### Stated task
Every line must be returned precisely as it is written.

▼▼▼

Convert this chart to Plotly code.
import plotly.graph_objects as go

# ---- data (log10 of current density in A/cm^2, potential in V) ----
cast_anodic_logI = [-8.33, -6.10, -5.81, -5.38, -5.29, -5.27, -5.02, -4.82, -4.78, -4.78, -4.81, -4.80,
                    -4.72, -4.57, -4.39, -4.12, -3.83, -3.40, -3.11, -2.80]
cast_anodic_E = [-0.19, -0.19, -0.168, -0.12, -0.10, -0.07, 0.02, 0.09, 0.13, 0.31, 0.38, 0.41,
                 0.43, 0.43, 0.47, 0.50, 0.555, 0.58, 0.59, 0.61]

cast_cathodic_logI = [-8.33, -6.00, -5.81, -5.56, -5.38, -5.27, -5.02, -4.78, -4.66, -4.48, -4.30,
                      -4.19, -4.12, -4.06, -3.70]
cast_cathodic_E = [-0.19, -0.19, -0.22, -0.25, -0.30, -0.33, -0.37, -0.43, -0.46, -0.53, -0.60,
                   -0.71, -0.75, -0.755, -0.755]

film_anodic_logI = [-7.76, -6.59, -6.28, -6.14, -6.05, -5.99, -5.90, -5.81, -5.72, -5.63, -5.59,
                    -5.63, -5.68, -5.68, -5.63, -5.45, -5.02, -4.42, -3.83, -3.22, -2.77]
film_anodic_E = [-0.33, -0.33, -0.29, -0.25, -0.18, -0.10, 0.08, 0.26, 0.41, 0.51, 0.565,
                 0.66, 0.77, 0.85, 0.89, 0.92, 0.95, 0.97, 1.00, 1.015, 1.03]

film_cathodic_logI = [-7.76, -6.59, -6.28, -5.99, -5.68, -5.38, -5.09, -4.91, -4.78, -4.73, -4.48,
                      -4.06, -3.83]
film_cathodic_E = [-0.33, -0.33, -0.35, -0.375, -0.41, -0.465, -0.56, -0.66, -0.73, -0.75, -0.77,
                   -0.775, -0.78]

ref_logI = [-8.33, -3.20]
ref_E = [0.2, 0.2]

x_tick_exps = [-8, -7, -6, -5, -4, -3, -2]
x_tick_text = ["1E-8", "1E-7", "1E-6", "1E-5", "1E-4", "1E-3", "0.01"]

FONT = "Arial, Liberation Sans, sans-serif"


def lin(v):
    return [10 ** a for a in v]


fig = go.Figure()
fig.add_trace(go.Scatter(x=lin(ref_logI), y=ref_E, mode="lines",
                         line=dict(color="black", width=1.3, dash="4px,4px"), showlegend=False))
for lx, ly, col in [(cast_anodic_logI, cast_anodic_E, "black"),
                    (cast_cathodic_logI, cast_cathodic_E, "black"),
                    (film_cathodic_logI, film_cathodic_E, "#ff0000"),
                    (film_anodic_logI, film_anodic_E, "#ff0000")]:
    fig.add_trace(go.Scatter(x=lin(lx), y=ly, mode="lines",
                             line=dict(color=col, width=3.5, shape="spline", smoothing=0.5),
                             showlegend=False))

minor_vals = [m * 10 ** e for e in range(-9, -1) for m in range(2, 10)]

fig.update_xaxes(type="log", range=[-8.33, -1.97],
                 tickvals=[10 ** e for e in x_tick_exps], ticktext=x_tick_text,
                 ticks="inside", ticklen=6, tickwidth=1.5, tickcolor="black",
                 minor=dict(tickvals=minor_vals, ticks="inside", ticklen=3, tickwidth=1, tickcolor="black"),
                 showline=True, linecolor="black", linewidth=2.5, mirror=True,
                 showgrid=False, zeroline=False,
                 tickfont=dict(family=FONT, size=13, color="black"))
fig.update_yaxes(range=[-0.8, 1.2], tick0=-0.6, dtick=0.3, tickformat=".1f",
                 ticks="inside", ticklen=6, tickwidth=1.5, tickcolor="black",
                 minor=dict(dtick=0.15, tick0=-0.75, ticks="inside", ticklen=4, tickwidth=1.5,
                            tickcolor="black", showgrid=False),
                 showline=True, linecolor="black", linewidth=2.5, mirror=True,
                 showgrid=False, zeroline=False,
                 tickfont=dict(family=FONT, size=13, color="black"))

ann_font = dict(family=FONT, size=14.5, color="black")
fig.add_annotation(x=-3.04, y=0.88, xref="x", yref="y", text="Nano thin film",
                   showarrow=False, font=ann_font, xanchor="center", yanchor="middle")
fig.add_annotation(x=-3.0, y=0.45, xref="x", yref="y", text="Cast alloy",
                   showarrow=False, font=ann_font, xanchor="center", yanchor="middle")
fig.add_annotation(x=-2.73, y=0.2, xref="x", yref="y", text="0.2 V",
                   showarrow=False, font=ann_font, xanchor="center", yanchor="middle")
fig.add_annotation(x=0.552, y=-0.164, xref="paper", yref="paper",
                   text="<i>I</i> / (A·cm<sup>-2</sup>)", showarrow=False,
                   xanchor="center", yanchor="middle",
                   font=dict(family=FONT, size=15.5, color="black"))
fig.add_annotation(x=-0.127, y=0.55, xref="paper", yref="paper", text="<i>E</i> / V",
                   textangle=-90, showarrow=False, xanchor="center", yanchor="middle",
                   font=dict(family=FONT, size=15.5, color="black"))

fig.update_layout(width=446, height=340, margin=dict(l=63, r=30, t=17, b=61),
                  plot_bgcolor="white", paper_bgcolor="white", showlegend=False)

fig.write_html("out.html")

▲▲▲

### The result
Convert this chart to Plotly code.
import plotly.graph_objects as go

# ---- data (log10 of current density in A/cm^2, potential in V) ----
cast_anodic_logI = [-8.33, -6.10, -5.81, -5.38, -5.29, -5.27, -5.02, -4.82, -4.78, -4.78, -4.81, -4.80,
                    -4.72, -4.57, -4.39, -4.12, -3.83, -3.40, -3.11, -2.80]
cast_anodic_E = [-0.19, -0.19, -0.168, -0.12, -0.10, -0.07, 0.02, 0.09, 0.13, 0.31, 0.38, 0.41,
                 0.43, 0.43, 0.47, 0.50, 0.555, 0.58, 0.59, 0.61]

cast_cathodic_logI = [-8.33, -6.00, -5.81, -5.56, -5.38, -5.27, -5.02, -4.78, -4.66, -4.48, -4.30,
                      -4.19, -4.12, -4.06, -3.70]
cast_cathodic_E = [-0.19, -0.19, -0.22, -0.25, -0.30, -0.33, -0.37, -0.43, -0.46, -0.53, -0.60,
                   -0.71, -0.75, -0.755, -0.755]

film_anodic_logI = [-7.76, -6.59, -6.28, -6.14, -6.05, -5.99, -5.90, -5.81, -5.72, -5.63, -5.59,
                    -5.63, -5.68, -5.68, -5.63, -5.45, -5.02, -4.42, -3.83, -3.22, -2.77]
film_anodic_E = [-0.33, -0.33, -0.29, -0.25, -0.18, -0.10, 0.08, 0.26, 0.41, 0.51, 0.565,
                 0.66, 0.77, 0.85, 0.89, 0.92, 0.95, 0.97, 1.00, 1.015, 1.03]

film_cathodic_logI = [-7.76, -6.59, -6.28, -5.99, -5.68, -5.38, -5.09, -4.91, -4.78, -4.73, -4.48,
                      -4.06, -3.83]
film_cathodic_E = [-0.33, -0.33, -0.35, -0.375, -0.41, -0.465, -0.56, -0.66, -0.73, -0.75, -0.77,
                   -0.775, -0.78]

ref_logI = [-8.33, -3.20]
ref_E = [0.2, 0.2]

x_tick_exps = [-8, -7, -6, -5, -4, -3, -2]
x_tick_text = ["1E-8", "1E-7", "1E-6", "1E-5", "1E-4", "1E-3", "0.01"]

FONT = "Arial, Liberation Sans, sans-serif"


def lin(v):
    return [10 ** a for a in v]


fig = go.Figure()
fig.add_trace(go.Scatter(x=lin(ref_logI), y=ref_E, mode="lines",
                         line=dict(color="black", width=1.3, dash="4px,4px"), showlegend=False))
for lx, ly, col in [(cast_anodic_logI, cast_anodic_E, "black"),
                    (cast_cathodic_logI, cast_cathodic_E, "black"),
                    (film_cathodic_logI, film_cathodic_E, "#ff0000"),
                    (film_anodic_logI, film_anodic_E, "#ff0000")]:
    fig.add_trace(go.Scatter(x=lin(lx), y=ly, mode="lines",
                             line=dict(color=col, width=3.5, shape="spline", smoothing=0.5),
                             showlegend=False))

minor_vals = [m * 10 ** e for e in range(-9, -1) for m in range(2, 10)]

fig.update_xaxes(type="log", range=[-8.33, -1.97],
                 tickvals=[10 ** e for e in x_tick_exps], ticktext=x_tick_text,
                 ticks="inside", ticklen=6, tickwidth=1.5, tickcolor="black",
                 minor=dict(tickvals=minor_vals, ticks="inside", ticklen=3, tickwidth=1, tickcolor="black"),
                 showline=True, linecolor="black", linewidth=2.5, mirror=True,
                 showgrid=False, zeroline=False,
                 tickfont=dict(family=FONT, size=13, color="black"))
fig.update_yaxes(range=[-0.8, 1.2], tick0=-0.6, dtick=0.3, tickformat=".1f",
                 ticks="inside", ticklen=6, tickwidth=1.5, tickcolor="black",
                 minor=dict(dtick=0.15, tick0=-0.75, ticks="inside", ticklen=4, tickwidth=1.5,
                            tickcolor="black", showgrid=False),
                 showline=True, linecolor="black", linewidth=2.5, mirror=True,
                 showgrid=False, zeroline=False,
                 tickfont=dict(family=FONT, size=13, color="black"))

ann_font = dict(family=FONT, size=14.5, color="black")
fig.add_annotation(x=-3.04, y=0.88, xref="x", yref="y", text="Nano thin film",
                   showarrow=False, font=ann_font, xanchor="center", yanchor="middle")
fig.add_annotation(x=-3.0, y=0.45, xref="x", yref="y", text="Cast alloy",
                   showarrow=False, font=ann_font, xanchor="center", yanchor="middle")
fig.add_annotation(x=-2.73, y=0.2, xref="x", yref="y", text="0.2 V",
                   showarrow=False, font=ann_font, xanchor="center", yanchor="middle")
fig.add_annotation(x=0.552, y=-0.164, xref="paper", yref="paper",
                   text="<i>I</i> / (A·cm<sup>-2</sup>)", showarrow=False,
                   xanchor="center", yanchor="middle",
                   font=dict(family=FONT, size=15.5, color="black"))
fig.add_annotation(x=-0.127, y=0.55, xref="paper", yref="paper", text="<i>E</i> / V",
                   textangle=-90, showarrow=False, xanchor="center", yanchor="middle",
                   font=dict(family=FONT, size=15.5, color="black"))

fig.update_layout(width=446, height=340, margin=dict(l=63, r=30, t=17, b=61),
                  plot_bgcolor="white", paper_bgcolor="white", showlegend=False)

fig.write_html("out.html")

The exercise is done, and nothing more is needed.